— Exercise objective —
What lines of the data hold the string "that"? Pull each one out.

>> Start Given entries

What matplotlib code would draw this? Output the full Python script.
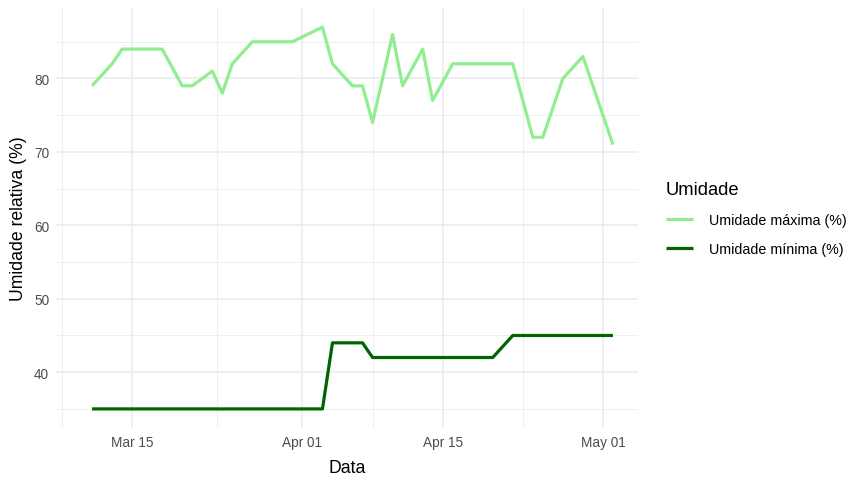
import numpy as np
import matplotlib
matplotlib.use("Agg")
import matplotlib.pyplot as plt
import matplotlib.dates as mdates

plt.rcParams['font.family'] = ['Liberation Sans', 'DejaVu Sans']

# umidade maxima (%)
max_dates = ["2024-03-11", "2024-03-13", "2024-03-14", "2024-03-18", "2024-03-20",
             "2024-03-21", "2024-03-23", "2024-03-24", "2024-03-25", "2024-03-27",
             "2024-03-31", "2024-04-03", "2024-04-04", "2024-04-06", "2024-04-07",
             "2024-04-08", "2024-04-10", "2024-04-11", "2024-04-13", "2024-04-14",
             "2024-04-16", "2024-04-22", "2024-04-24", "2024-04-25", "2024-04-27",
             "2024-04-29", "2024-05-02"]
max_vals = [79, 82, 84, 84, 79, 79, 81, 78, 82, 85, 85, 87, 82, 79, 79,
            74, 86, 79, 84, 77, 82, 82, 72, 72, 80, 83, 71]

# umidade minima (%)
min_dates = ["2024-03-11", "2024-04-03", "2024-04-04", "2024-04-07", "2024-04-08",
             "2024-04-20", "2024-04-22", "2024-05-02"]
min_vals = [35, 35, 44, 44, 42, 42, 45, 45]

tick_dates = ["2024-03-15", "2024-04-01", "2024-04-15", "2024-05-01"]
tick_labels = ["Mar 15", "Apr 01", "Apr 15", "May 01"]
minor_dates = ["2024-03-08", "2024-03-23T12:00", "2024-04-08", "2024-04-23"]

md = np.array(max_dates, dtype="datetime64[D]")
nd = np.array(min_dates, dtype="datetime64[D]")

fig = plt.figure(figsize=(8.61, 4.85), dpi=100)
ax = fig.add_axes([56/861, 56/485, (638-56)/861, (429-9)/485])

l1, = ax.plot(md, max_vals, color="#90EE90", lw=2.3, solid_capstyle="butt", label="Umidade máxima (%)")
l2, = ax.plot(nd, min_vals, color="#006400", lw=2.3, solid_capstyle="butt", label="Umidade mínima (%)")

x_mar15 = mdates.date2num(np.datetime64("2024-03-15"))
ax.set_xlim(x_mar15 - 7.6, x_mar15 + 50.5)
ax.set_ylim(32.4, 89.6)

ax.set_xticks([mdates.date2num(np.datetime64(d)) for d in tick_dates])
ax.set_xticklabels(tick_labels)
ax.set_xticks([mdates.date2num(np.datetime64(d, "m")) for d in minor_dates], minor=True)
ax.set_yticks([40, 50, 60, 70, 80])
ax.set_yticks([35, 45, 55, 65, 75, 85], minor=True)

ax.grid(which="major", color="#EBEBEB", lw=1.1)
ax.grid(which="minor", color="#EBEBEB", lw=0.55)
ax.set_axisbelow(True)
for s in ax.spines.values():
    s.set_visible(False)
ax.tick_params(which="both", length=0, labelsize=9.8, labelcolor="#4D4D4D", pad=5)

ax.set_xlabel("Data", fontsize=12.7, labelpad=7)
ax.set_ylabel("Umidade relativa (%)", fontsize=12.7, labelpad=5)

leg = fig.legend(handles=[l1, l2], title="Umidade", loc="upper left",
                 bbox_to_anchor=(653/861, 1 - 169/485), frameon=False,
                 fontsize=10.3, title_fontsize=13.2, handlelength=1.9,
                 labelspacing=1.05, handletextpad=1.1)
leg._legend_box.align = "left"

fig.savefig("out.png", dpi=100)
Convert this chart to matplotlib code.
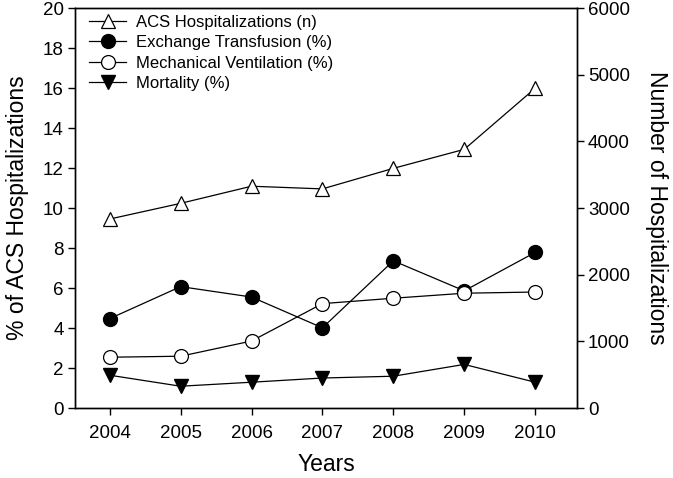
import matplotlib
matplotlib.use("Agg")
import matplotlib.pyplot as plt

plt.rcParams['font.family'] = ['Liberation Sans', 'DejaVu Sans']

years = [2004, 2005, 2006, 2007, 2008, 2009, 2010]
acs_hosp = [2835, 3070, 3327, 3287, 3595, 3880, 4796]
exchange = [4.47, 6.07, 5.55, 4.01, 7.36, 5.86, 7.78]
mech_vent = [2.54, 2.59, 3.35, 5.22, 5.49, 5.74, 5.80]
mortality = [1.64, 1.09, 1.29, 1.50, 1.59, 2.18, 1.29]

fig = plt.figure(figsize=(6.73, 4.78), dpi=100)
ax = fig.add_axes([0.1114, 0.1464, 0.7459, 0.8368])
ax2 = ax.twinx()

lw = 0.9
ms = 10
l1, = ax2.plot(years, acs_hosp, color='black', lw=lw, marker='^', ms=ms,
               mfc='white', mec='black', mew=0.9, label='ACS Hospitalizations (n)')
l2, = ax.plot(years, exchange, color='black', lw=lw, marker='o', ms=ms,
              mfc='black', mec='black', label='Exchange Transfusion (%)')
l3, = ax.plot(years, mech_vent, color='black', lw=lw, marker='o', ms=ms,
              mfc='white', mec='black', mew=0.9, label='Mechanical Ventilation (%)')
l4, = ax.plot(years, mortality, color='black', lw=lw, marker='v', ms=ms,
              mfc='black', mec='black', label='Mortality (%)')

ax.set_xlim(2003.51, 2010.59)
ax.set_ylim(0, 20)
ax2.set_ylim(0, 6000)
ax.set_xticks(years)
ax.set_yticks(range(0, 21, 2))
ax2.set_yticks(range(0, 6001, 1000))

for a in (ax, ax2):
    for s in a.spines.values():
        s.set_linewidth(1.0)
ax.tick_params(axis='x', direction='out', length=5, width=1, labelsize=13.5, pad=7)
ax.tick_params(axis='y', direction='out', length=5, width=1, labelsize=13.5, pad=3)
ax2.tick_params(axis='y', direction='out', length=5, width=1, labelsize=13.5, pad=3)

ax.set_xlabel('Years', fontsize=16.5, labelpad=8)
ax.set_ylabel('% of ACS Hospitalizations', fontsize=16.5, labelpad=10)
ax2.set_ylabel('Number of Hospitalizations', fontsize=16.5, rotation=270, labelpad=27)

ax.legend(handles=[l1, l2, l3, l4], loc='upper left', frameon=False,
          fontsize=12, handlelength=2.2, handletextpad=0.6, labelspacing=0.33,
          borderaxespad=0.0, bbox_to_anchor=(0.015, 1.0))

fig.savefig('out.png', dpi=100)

>> End Given entries
>> Start Given entries

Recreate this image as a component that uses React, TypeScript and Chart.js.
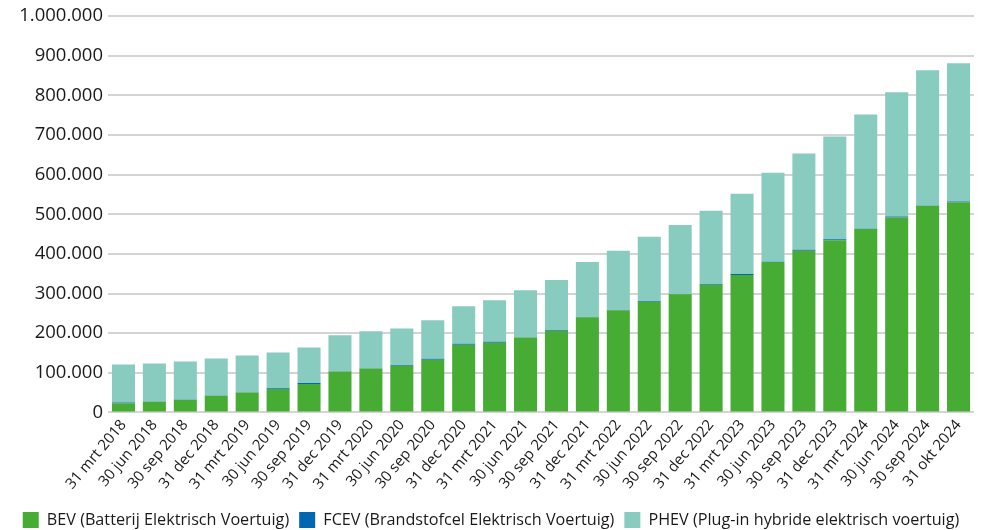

>> End Given entries
>> Start Given entries

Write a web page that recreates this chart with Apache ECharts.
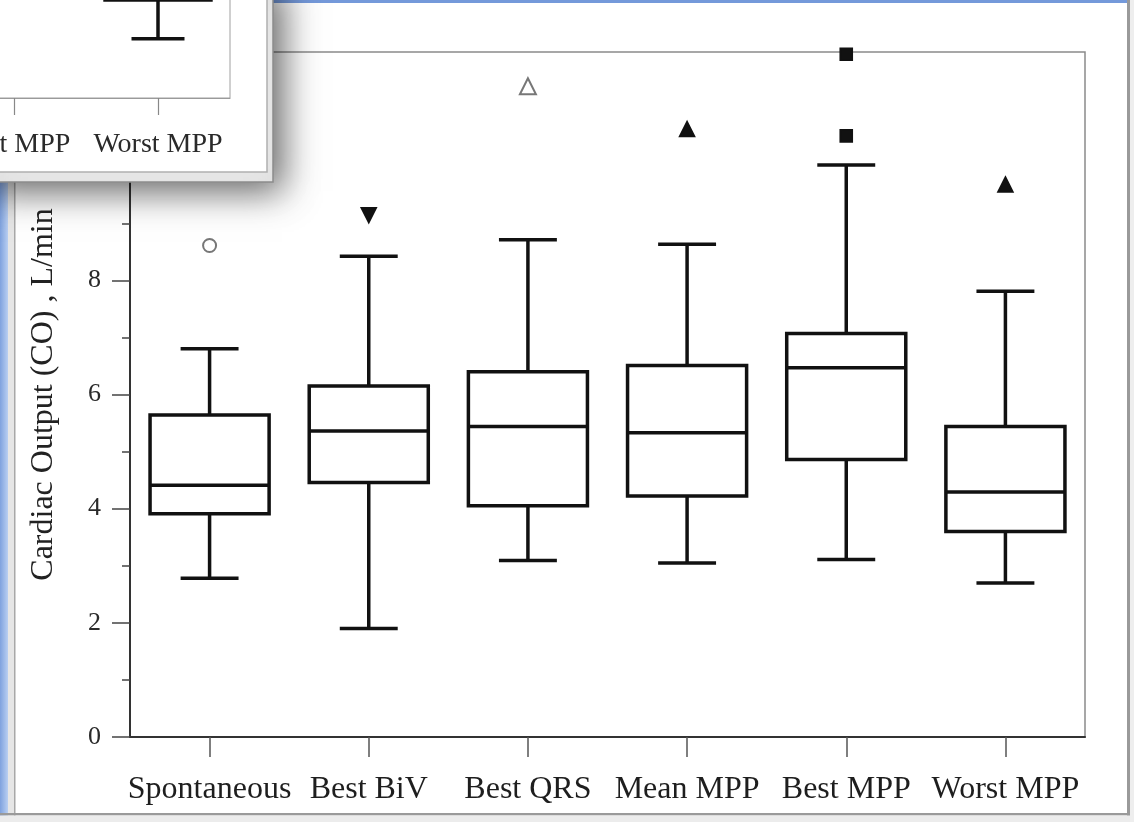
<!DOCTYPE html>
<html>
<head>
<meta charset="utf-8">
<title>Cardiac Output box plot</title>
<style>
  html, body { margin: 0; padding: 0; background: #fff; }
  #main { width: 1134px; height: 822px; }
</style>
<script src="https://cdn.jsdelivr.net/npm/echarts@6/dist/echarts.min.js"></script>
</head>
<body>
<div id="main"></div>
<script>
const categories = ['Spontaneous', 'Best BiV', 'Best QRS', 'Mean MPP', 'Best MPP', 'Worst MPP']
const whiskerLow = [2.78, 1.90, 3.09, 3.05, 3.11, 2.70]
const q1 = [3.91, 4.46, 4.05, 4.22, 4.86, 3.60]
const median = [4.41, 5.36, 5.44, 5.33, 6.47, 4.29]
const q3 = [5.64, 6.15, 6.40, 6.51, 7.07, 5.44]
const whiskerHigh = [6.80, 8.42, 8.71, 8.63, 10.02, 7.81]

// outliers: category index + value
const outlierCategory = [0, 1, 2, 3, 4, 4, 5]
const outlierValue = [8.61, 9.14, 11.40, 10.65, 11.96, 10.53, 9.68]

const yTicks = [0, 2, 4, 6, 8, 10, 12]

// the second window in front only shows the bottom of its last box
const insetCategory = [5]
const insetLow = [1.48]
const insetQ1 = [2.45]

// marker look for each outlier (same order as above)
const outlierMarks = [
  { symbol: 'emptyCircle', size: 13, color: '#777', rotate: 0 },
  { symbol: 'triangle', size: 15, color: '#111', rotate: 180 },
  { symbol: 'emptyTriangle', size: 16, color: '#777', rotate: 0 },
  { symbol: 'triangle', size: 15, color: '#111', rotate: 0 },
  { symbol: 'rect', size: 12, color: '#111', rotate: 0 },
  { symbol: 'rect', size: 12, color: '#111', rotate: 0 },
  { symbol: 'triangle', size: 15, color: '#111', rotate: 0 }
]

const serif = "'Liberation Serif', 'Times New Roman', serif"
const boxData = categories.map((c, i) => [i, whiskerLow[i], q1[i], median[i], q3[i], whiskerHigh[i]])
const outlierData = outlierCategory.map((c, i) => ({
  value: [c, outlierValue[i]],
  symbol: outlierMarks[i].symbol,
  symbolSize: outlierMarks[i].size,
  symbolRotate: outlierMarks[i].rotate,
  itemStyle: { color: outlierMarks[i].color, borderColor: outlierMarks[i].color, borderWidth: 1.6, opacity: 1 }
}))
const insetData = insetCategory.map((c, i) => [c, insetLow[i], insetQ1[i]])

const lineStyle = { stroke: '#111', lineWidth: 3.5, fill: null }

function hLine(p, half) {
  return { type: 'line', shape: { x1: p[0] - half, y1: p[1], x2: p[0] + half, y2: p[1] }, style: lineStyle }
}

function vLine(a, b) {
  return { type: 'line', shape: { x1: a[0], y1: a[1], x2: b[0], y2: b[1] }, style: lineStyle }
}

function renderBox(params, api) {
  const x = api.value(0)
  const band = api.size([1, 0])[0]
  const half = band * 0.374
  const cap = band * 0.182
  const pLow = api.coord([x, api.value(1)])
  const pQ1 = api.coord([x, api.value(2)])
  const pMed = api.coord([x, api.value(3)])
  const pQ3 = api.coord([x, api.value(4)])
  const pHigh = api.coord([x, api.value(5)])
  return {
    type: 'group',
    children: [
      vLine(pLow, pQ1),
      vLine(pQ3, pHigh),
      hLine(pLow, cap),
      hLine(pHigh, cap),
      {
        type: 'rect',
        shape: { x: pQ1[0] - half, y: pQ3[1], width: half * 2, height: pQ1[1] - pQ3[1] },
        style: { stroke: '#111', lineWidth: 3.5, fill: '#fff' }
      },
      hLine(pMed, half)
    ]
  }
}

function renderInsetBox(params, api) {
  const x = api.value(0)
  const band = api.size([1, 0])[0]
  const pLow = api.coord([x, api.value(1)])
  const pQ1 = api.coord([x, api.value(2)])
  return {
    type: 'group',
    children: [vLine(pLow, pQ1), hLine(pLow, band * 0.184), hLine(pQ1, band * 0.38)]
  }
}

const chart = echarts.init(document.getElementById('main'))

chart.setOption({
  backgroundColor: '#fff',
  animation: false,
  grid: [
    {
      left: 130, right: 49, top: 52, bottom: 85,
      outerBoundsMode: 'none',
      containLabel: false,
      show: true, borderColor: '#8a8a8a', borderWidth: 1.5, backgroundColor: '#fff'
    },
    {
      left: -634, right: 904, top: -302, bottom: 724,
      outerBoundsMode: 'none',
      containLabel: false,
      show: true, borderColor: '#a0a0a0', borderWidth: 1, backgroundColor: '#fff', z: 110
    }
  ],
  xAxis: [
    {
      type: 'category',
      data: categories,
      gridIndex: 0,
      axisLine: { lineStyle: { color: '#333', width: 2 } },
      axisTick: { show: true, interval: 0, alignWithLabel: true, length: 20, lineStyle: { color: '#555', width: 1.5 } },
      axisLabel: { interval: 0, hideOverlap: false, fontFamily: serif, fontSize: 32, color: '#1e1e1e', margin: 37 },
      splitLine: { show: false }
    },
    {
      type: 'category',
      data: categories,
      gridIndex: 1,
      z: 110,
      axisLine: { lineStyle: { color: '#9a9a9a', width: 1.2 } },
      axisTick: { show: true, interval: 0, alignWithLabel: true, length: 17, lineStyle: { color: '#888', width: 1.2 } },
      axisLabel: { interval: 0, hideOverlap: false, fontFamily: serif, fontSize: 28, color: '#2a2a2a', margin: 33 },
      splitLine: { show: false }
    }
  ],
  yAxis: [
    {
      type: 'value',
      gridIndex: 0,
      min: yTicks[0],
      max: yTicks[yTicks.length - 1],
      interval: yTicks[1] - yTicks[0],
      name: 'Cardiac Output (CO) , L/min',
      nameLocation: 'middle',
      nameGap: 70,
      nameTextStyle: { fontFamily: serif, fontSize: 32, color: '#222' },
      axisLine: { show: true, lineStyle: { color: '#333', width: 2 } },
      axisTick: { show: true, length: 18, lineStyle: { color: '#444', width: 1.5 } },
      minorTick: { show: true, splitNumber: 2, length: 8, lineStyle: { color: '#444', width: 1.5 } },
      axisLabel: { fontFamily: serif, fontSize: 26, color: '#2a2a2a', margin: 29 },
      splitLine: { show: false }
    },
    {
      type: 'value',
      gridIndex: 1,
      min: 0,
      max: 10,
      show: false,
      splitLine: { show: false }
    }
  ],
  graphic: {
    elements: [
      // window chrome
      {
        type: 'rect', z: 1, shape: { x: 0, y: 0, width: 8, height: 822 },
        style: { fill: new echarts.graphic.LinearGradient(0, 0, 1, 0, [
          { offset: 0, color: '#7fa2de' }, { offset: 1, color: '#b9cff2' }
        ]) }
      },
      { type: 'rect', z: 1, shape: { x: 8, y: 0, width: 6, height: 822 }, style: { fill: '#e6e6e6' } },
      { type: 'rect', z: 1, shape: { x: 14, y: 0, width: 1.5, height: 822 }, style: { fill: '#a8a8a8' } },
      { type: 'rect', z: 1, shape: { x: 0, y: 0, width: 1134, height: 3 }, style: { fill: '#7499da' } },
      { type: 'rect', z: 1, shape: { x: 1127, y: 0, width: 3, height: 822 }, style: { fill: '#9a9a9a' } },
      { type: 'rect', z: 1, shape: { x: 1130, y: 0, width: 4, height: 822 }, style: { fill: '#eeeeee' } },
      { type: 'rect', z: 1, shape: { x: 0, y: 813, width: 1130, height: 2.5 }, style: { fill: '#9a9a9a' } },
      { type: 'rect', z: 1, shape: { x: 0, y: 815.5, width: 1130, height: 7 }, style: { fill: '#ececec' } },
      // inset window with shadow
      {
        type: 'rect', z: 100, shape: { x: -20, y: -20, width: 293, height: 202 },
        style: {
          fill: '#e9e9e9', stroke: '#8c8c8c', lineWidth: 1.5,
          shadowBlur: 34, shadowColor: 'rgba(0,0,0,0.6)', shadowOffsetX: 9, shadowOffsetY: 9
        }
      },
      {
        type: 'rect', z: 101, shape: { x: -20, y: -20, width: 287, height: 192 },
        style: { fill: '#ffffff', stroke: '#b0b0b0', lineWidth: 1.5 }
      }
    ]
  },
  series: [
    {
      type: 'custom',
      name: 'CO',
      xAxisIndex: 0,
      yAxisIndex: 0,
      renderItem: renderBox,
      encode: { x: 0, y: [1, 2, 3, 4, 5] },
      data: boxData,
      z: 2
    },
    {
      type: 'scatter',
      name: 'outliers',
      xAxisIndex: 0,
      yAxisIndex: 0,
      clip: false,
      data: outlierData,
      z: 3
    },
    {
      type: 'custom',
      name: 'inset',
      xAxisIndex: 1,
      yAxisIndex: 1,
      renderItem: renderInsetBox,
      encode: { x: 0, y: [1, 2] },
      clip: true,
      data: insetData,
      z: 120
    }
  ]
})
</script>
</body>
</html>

>> End Given entries

— Task result —
Recreate this image as a component that uses React, TypeScript and Chart.js.
Write a web page that recreates this chart with Apache ECharts.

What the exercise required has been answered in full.